4. Restriction on transfer of lands in relation to which acquisition proceedings have been initiated.- No person shall, except with the previous permission in writing of the competent authority, transfer or purport to transfer by sale, mortgage, gift, lease or otherwise any land or part thereof situated in the State of Rajasthan, which is proposed to be acquired in connection with the scheme and in relation to which a declaration to the effect that such land or part thereof is needed for a public purpose having been made by the State Government under Section 6 of the Rajasthan Land Acquisition Act, 1953 or under the corresponding provision of any other law providing for acquisition of land for a public purpose, and the State Government has not withdrawn from the acquisition under section 48 of that Act or under any such law.
Thus, the two agreements which have been executed in the present matter after Act of 1976 came into force are clearly hit by aforesaid provisions contained in Section 4. It is not the case that any permission of the competent authority has been taken at any point of time. Violation of provisions of Section 4 is also punishable under Section 9 of the Act of 1976 with imprisonment for a term which may extend to three years or with fine or with both. Section 9 providing penalty is quoted below:-
9. Penalty.- If any person contravenes the provisions of section 3 of section 4, he shall be punishable, with imprisonment for a term which may extend to three years or with fine or with both.

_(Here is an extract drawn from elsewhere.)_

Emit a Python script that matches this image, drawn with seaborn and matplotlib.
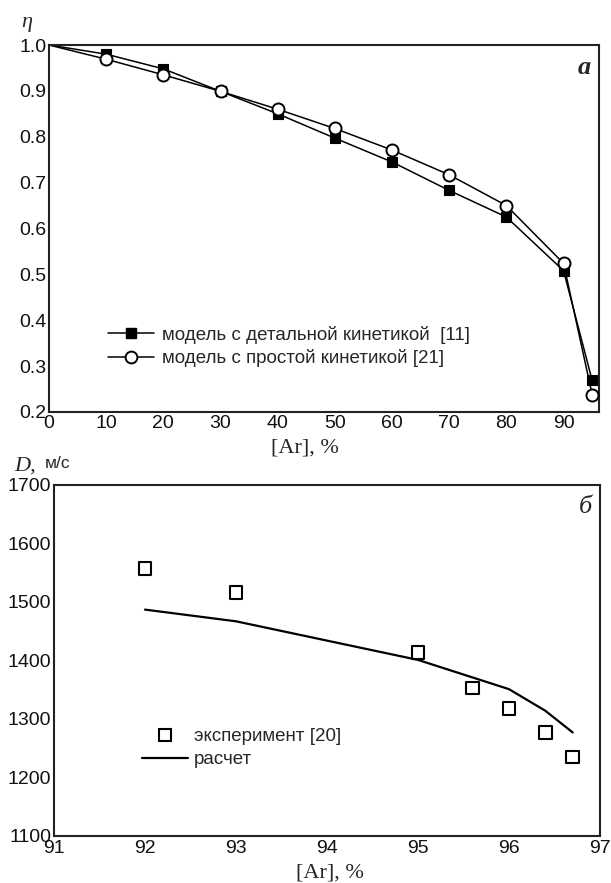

Besides that, we find from reference in the award passed in 1988 that possession of various lands was also taken. We cannot permit the appellant to raise the plea now at this stage that acquisition stood lapsed for aforesaid reasons. Two of the agreements are also hit by provisions of Section 4 of the Act of 1976. The appellant cannot question the acquisition on the basis of due embargo put by Section 4 of the Act of 1976. In fact, proceedings should have been initiated under Section 9 of the Act of 1976 against the appellant for violating the provisions of Section 4 of the Act of 1976. It was not open to the appellant to divide the plot and sell to innocent persons. Such act of the appellant is wholly illegal and unauthorized.

It is also pertinent to mention that order passed by Single Bench has not been questioned on any other ground except the aforesaid submission which was not raised before Single Bench or before JDA Tribunal.

Consequently, we find no ground so as to interfere in the impugned order passed by Single Bench. The appeal is entirely devoid of merit and misconceived venture to reopen land acquisition which has been concluded. The same is dismissed with cost of Rs.1 Lac. Stay application is also dismissed.

(NARENDRA KUMAR JAIN-I)J.               (ARUN MISHRA)CJ.

               GS

All corrections made in the judgment/order have been incorporated in the judgment/order being emailed.